DATASET RECORDS |
· · ·
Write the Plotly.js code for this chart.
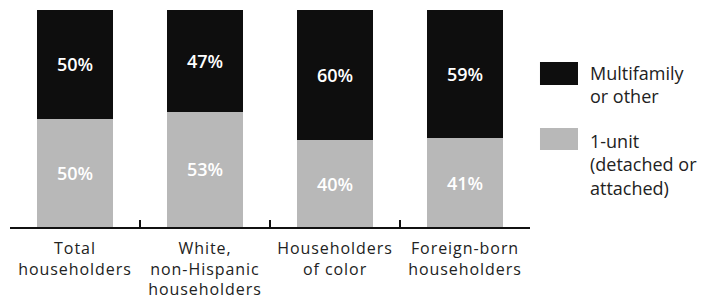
· · ·
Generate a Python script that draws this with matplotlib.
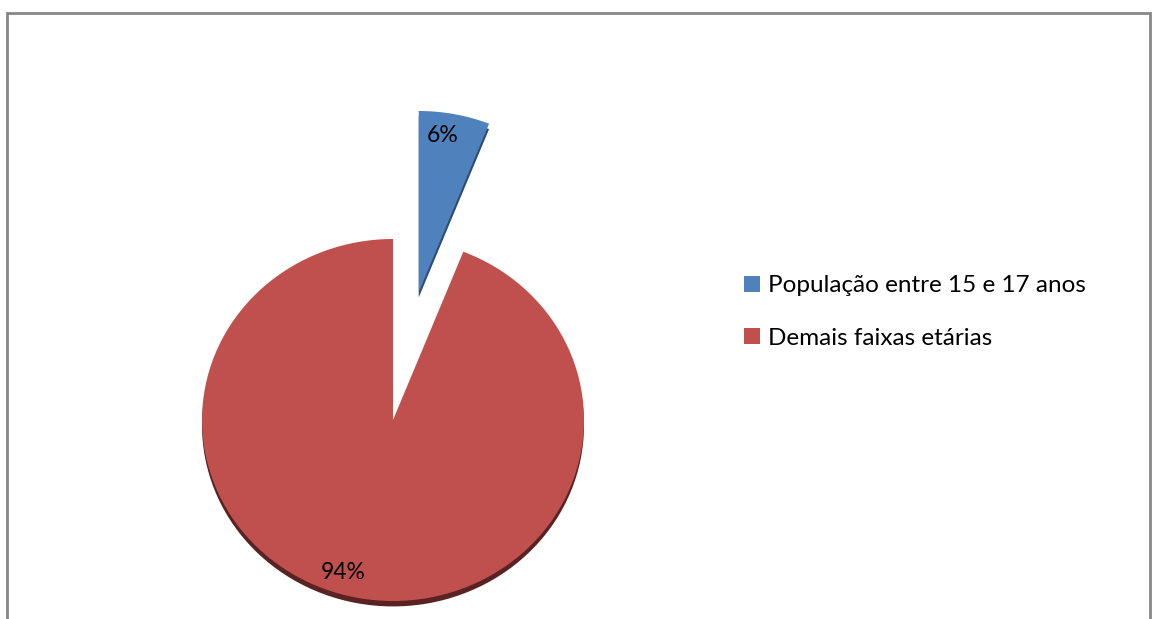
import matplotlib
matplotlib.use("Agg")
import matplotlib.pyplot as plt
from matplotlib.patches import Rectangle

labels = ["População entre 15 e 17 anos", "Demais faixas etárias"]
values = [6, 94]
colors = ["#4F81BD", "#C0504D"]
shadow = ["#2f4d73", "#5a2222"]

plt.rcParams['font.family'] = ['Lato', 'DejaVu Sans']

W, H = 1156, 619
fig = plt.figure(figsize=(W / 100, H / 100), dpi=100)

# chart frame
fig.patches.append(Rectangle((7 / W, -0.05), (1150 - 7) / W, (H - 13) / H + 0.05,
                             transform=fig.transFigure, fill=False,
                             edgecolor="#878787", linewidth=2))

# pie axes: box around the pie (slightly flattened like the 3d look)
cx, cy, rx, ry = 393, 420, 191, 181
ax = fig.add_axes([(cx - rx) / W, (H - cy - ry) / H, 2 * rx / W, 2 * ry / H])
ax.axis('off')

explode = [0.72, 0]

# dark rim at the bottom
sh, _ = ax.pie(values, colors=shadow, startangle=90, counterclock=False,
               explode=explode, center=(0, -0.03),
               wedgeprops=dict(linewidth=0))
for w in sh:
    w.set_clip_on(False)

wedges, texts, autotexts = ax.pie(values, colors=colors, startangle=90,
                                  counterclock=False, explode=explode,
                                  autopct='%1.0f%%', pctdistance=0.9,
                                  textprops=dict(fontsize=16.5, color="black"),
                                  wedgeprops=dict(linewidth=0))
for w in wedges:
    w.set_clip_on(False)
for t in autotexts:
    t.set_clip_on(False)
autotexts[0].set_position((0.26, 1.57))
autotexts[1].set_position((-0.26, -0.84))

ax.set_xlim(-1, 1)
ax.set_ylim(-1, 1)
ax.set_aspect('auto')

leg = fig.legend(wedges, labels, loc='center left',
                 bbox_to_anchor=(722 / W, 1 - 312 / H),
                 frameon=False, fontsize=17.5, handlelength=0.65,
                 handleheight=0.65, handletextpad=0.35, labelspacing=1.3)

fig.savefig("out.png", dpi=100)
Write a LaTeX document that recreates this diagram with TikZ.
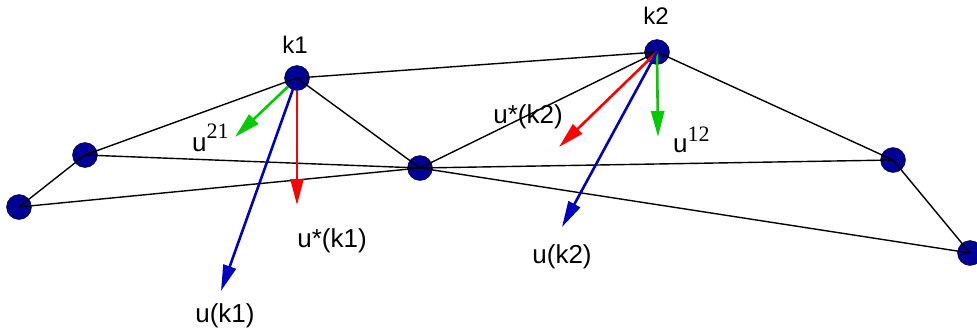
· · ·
PROBLEM DESCRIPTION | Reproduce exactly, and only, the lines from the one containing "Generate a Python" through the one containing "Write a LaTeX", including both; leave out any pictures.

TASK ANSWER |
Generate a Python script that draws this with matplotlib.
import matplotlib
matplotlib.use("Agg")
import matplotlib.pyplot as plt
from matplotlib.patches import Rectangle

labels = ["População entre 15 e 17 anos", "Demais faixas etárias"]
values = [6, 94]
colors = ["#4F81BD", "#C0504D"]
shadow = ["#2f4d73", "#5a2222"]

plt.rcParams['font.family'] = ['Lato', 'DejaVu Sans']

W, H = 1156, 619
fig = plt.figure(figsize=(W / 100, H / 100), dpi=100)

# chart frame
fig.patches.append(Rectangle((7 / W, -0.05), (1150 - 7) / W, (H - 13) / H + 0.05,
                             transform=fig.transFigure, fill=False,
                             edgecolor="#878787", linewidth=2))

# pie axes: box around the pie (slightly flattened like the 3d look)
cx, cy, rx, ry = 393, 420, 191, 181
ax = fig.add_axes([(cx - rx) / W, (H - cy - ry) / H, 2 * rx / W, 2 * ry / H])
ax.axis('off')

explode = [0.72, 0]

# dark rim at the bottom
sh, _ = ax.pie(values, colors=shadow, startangle=90, counterclock=False,
               explode=explode, center=(0, -0.03),
               wedgeprops=dict(linewidth=0))
for w in sh:
    w.set_clip_on(False)

wedges, texts, autotexts = ax.pie(values, colors=colors, startangle=90,
                                  counterclock=False, explode=explode,
                                  autopct='%1.0f%%', pctdistance=0.9,
                                  textprops=dict(fontsize=16.5, color="black"),
                                  wedgeprops=dict(linewidth=0))
for w in wedges:
    w.set_clip_on(False)
for t in autotexts:
    t.set_clip_on(False)
autotexts[0].set_position((0.26, 1.57))
autotexts[1].set_position((-0.26, -0.84))

ax.set_xlim(-1, 1)
ax.set_ylim(-1, 1)
ax.set_aspect('auto')

leg = fig.legend(wedges, labels, loc='center left',
                 bbox_to_anchor=(722 / W, 1 - 312 / H),
                 frameon=False, fontsize=17.5, handlelength=0.65,
                 handleheight=0.65, handletextpad=0.35, labelspacing=1.3)

fig.savefig("out.png", dpi=100)
Write a LaTeX document that recreates this diagram with TikZ.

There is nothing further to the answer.